··· SOURCE DATA

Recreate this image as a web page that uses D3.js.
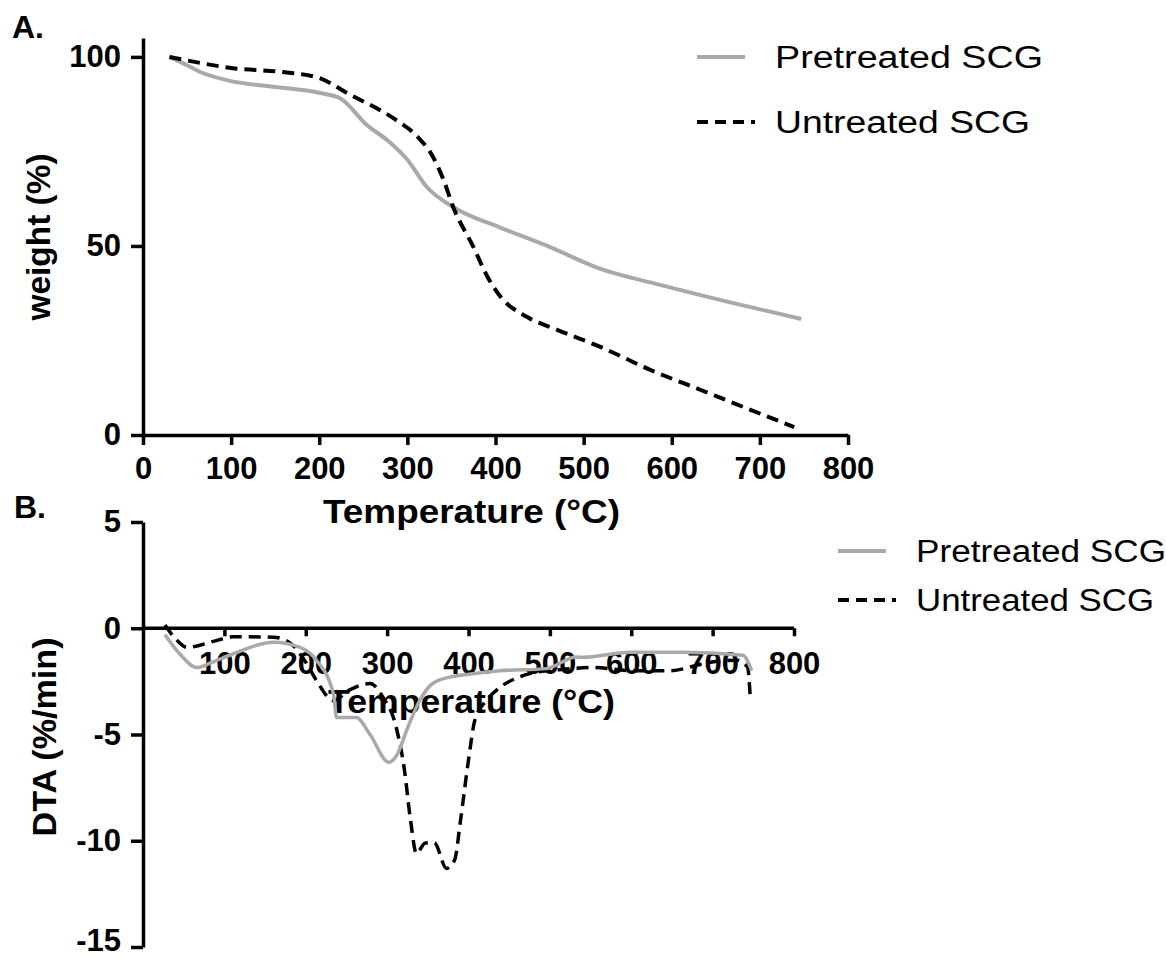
<!DOCTYPE html>
<html>
<head>
<meta charset="utf-8">
<script src="https://cdn.jsdelivr.net/npm/d3@7"></script>
<style>
  body { margin: 0; background: #fff; }
  svg text { font-family: "Liberation Sans", Arial, sans-serif; fill: #000; }
  .axis path, .axis line { stroke: #000; stroke-width: 3.5px; }
  .axis text { font-size: 31px; font-weight: bold; }
  .axis-title { font-size: 34px; font-weight: bold; }
  .legend-text { font-size: 31px; }
  .panel-tag { font-size: 32px; font-weight: bold; }
</style>
</head>
<body>
<div id="chart"></div>
<script>
// ── Data: A. TGA weight (%) ──────────────────────────────────────────────
const tgaPreT = [30, 50, 65, 100, 141, 200, 224, 254, 277, 300, 322, 352, 406, 462, 516, 587, 664, 747];
const tgaPreW = [100, 97.8, 96, 93.6, 92.3, 90.5, 89, 82, 78, 72.8, 65.6, 60.3, 54.8, 49.7, 44.2, 39.7, 35.2, 30.7];

const tgaUntT = [30, 65, 102, 159, 200, 235, 284, 311, 328, 341, 352, 375, 391, 406, 436, 470, 519, 576, 633, 690, 739];
const tgaUntW = [100, 98.4, 97, 96, 94.4, 90, 83.8, 79, 74, 67.5, 60.3, 49.7, 41.8, 36.5, 31.2, 27.8, 23.3, 17.2, 11.9, 6.6, 2.1];

// ── Data: B. DTA (%/min) ─────────────────────────────────────────────────
const dtaPreT = [27, 45, 66, 85, 111, 160, 193, 213, 234, 238, 262, 279, 302, 313, 324, 340, 356, 377, 393, 438, 496, 532, 541, 598, 663, 737, 748];
const dtaPreV = [-0.3, -1.2, -1.85, -1.6, -1.2, -0.66, -0.9, -1.5, -3.1, -4.2, -4.2, -5.0, -6.3, -5.9, -4.8, -3.4, -2.6, -2.3, -2.2, -2.0, -1.9, -1.35, -1.37, -1.13, -1.13, -1.27, -2.0];

const dtaUntT = [27, 40, 54, 91, 111, 160, 181, 200, 213, 234, 254, 279, 295, 310, 321, 329, 336, 347, 358, 373, 383, 390, 400, 408, 422, 438, 462, 496, 512, 552, 602, 647, 697, 730, 743, 746];
const dtaUntV = [0.15, -0.5, -0.9, -0.57, -0.4, -0.42, -0.7, -1.6, -2.45, -3.4, -2.9, -2.6, -3.25, -4.5, -6.6, -9.1, -10.6, -10.1, -10.1, -11.3, -10.9, -9.1, -6.2, -4.3, -3.4, -2.8, -2.3, -2.0, -1.95, -1.84, -2.0, -2.0, -1.6, -1.5, -1.84, -3.1];

// ── Tick labels ──────────────────────────────────────────────────────────
const tempTicksA = [0, 100, 200, 300, 400, 500, 600, 700, 800];
const tempTicksB = [100, 200, 300, 400, 500, 600, 700, 800];
const weightTicks = [0, 50, 100];
const dtaTicks = [5, 0, -5, -10, -15];

const seriesNames = ["Pretreated SCG", "Untreated SCG"];

const GRAY = "#a9a9a9";
const DASH = "12,7";

const zip = (xs, ys) => xs.map((x, i) => [x, ys[i]]);
const plain = (d) => String(d); // hyphen minus, like the original

const svg = d3.select("#chart")
  .append("svg")
  .attr("width", 1166)
  .attr("height", 957);

function drawLegend(x, y1, y2, textLen) {
  const lg = svg.append("g").attr("class", "legend");
  lg.append("line")
    .attr("x1", x).attr("x2", x + 48).attr("y1", y1).attr("y2", y1)
    .attr("stroke", GRAY).attr("stroke-width", 4);
  lg.append("line")
    .attr("x1", x).attr("x2", x + 58).attr("y1", y2).attr("y2", y2)
    .attr("stroke", "#000").attr("stroke-width", 4)
    .attr("stroke-dasharray", "11,7");
  lg.selectAll("text")
    .data(seriesNames)
    .join("text")
    .attr("class", "legend-text")
    .attr("x", x + 78)
    .attr("y", (d, i) => (i === 0 ? y1 : y2) + 11)
    .attr("textLength", (d, i) => textLen[i])
    .attr("lengthAdjust", "spacingAndGlyphs")
    .text((d) => d);
}

// ── Panel A ──────────────────────────────────────────────────────────────
(function panelA() {
  const x = d3.scaleLinear().domain([0, 800]).range([143, 848]);
  const y = d3.scaleLinear().domain([0, 105]).range([435, 38]);

  const line = d3.line()
    .x((d) => x(d[0]))
    .y((d) => y(d[1]))
    .curve(d3.curveMonotoneX);

  svg.append("path")
    .datum(zip(tgaPreT, tgaPreW))
    .attr("d", line)
    .attr("fill", "none")
    .attr("stroke", GRAY)
    .attr("stroke-width", 4);

  svg.append("path")
    .datum(zip(tgaUntT, tgaUntW))
    .attr("d", line)
    .attr("fill", "none")
    .attr("stroke", "#000")
    .attr("stroke-width", 4)
    .attr("stroke-dasharray", DASH);

  svg.append("g")
    .attr("class", "axis")
    .attr("transform", `translate(0,${y(0)})`)
    .call(d3.axisBottom(x).tickValues(tempTicksA).tickFormat(plain)
      .tickSize(10).tickSizeOuter(0).tickPadding(12));

  svg.append("g")
    .attr("class", "axis")
    .attr("transform", `translate(${x(0)},0)`)
    .call(d3.axisLeft(y).tickValues(weightTicks).tickFormat(plain)
      .tickSize(12).tickSizeOuter(0).tickPadding(10));

  svg.append("text")
    .attr("class", "axis-title")
    .attr("x", 323).attr("y", 523)
    .attr("textLength", 297)
    .attr("lengthAdjust", "spacingAndGlyphs")
    .text("Temperature (°C)");

  svg.append("text")
    .attr("class", "axis-title")
    .attr("transform", "translate(50,237) rotate(-90)")
    .attr("text-anchor", "middle")
    .attr("textLength", 167)
    .attr("lengthAdjust", "spacingAndGlyphs")
    .text("weight (%)");

  svg.append("text").attr("class", "panel-tag").attr("x", 12).attr("y", 38).text("A.");

  drawLegend(697, 57, 122, [268, 255]);
})();

// ── Panel B ──────────────────────────────────────────────────────────────
(function panelB() {
  const x = d3.scaleLinear().domain([0, 800]).range([143, 794]);
  const y = d3.scaleLinear().domain([-15, 5]).range([947, 522]);

  const line = d3.line()
    .x((d) => x(d[0]))
    .y((d) => y(d[1]))
    .curve(d3.curveMonotoneX);

  svg.append("g")
    .attr("class", "axis")
    .attr("transform", `translate(0,${y(0)})`)
    .call(d3.axisBottom(x).tickValues(tempTicksB).tickFormat(plain)
      .tickSize(8).tickSizeOuter(0).tickPadding(16))
    .call((ax) => ax.select(".domain").attr("d", `M${x(0)},0H${x(800)}`));

  svg.append("g")
    .attr("class", "axis")
    .attr("transform", `translate(${x(0)},0)`)
    .call(d3.axisLeft(y).tickValues(dtaTicks).tickFormat(plain)
      .tickSize(12).tickSizeOuter(0).tickPadding(10))
    .call((ax) => ax.selectAll(".tick text").filter((d) => d === -15).attr("dy", "0.1em"));

  svg.append("text")
    .attr("class", "axis-title")
    .attr("x", 328).attr("y", 713)
    .attr("textLength", 287)
    .attr("lengthAdjust", "spacingAndGlyphs")
    .text("Temperature (°C)");

  svg.append("path")
    .datum(zip(dtaUntT, dtaUntV))
    .attr("d", line)
    .attr("fill", "none")
    .attr("stroke", "#000")
    .attr("stroke-width", 3.5)
    .attr("stroke-dasharray", DASH);

  svg.append("path")
    .datum(zip(dtaPreT, dtaPreV))
    .attr("d", line)
    .attr("fill", "none")
    .attr("stroke", GRAY)
    .attr("stroke-width", 3.5);

  svg.append("text")
    .attr("class", "axis-title")
    .attr("transform", "translate(56,737) rotate(-90)")
    .attr("text-anchor", "middle")
    .attr("textLength", 199)
    .attr("lengthAdjust", "spacingAndGlyphs")
    .text("DTA (%/min)");

  svg.append("text").attr("class", "panel-tag").attr("x", 14).attr("y", 518).text("B.");

  drawLegend(838, 551, 600, [250, 238]);
})();
</script>
</body>
</html>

······

» **TASK DIRECTIONS**
From the first line above through the line containing "-1.5, -1.84, -3.1];", copy everything exactly, without the pictures.

» **RESPONSE TO THE EXERCISE**
Recreate this image as a web page that uses D3.js.
<!DOCTYPE html>
<html>
<head>
<meta charset="utf-8">
<script src="https://cdn.jsdelivr.net/npm/d3@7"></script>
<style>
  body { margin: 0; background: #fff; }
  svg text { font-family: "Liberation Sans", Arial, sans-serif; fill: #000; }
  .axis path, .axis line { stroke: #000; stroke-width: 3.5px; }
  .axis text { font-size: 31px; font-weight: bold; }
  .axis-title { font-size: 34px; font-weight: bold; }
  .legend-text { font-size: 31px; }
  .panel-tag { font-size: 32px; font-weight: bold; }
</style>
</head>
<body>
<div id="chart"></div>
<script>
// ── Data: A. TGA weight (%) ──────────────────────────────────────────────
const tgaPreT = [30, 50, 65, 100, 141, 200, 224, 254, 277, 300, 322, 352, 406, 462, 516, 587, 664, 747];
const tgaPreW = [100, 97.8, 96, 93.6, 92.3, 90.5, 89, 82, 78, 72.8, 65.6, 60.3, 54.8, 49.7, 44.2, 39.7, 35.2, 30.7];

const tgaUntT = [30, 65, 102, 159, 200, 235, 284, 311, 328, 341, 352, 375, 391, 406, 436, 470, 519, 576, 633, 690, 739];
const tgaUntW = [100, 98.4, 97, 96, 94.4, 90, 83.8, 79, 74, 67.5, 60.3, 49.7, 41.8, 36.5, 31.2, 27.8, 23.3, 17.2, 11.9, 6.6, 2.1];

// ── Data: B. DTA (%/min) ─────────────────────────────────────────────────
const dtaPreT = [27, 45, 66, 85, 111, 160, 193, 213, 234, 238, 262, 279, 302, 313, 324, 340, 356, 377, 393, 438, 496, 532, 541, 598, 663, 737, 748];
const dtaPreV = [-0.3, -1.2, -1.85, -1.6, -1.2, -0.66, -0.9, -1.5, -3.1, -4.2, -4.2, -5.0, -6.3, -5.9, -4.8, -3.4, -2.6, -2.3, -2.2, -2.0, -1.9, -1.35, -1.37, -1.13, -1.13, -1.27, -2.0];

const dtaUntT = [27, 40, 54, 91, 111, 160, 181, 200, 213, 234, 254, 279, 295, 310, 321, 329, 336, 347, 358, 373, 383, 390, 400, 408, 422, 438, 462, 496, 512, 552, 602, 647, 697, 730, 743, 746];
const dtaUntV = [0.15, -0.5, -0.9, -0.57, -0.4, -0.42, -0.7, -1.6, -2.45, -3.4, -2.9, -2.6, -3.25, -4.5, -6.6, -9.1, -10.6, -10.1, -10.1, -11.3, -10.9, -9.1, -6.2, -4.3, -3.4, -2.8, -2.3, -2.0, -1.95, -1.84, -2.0, -2.0, -1.6, -1.5, -1.84, -3.1];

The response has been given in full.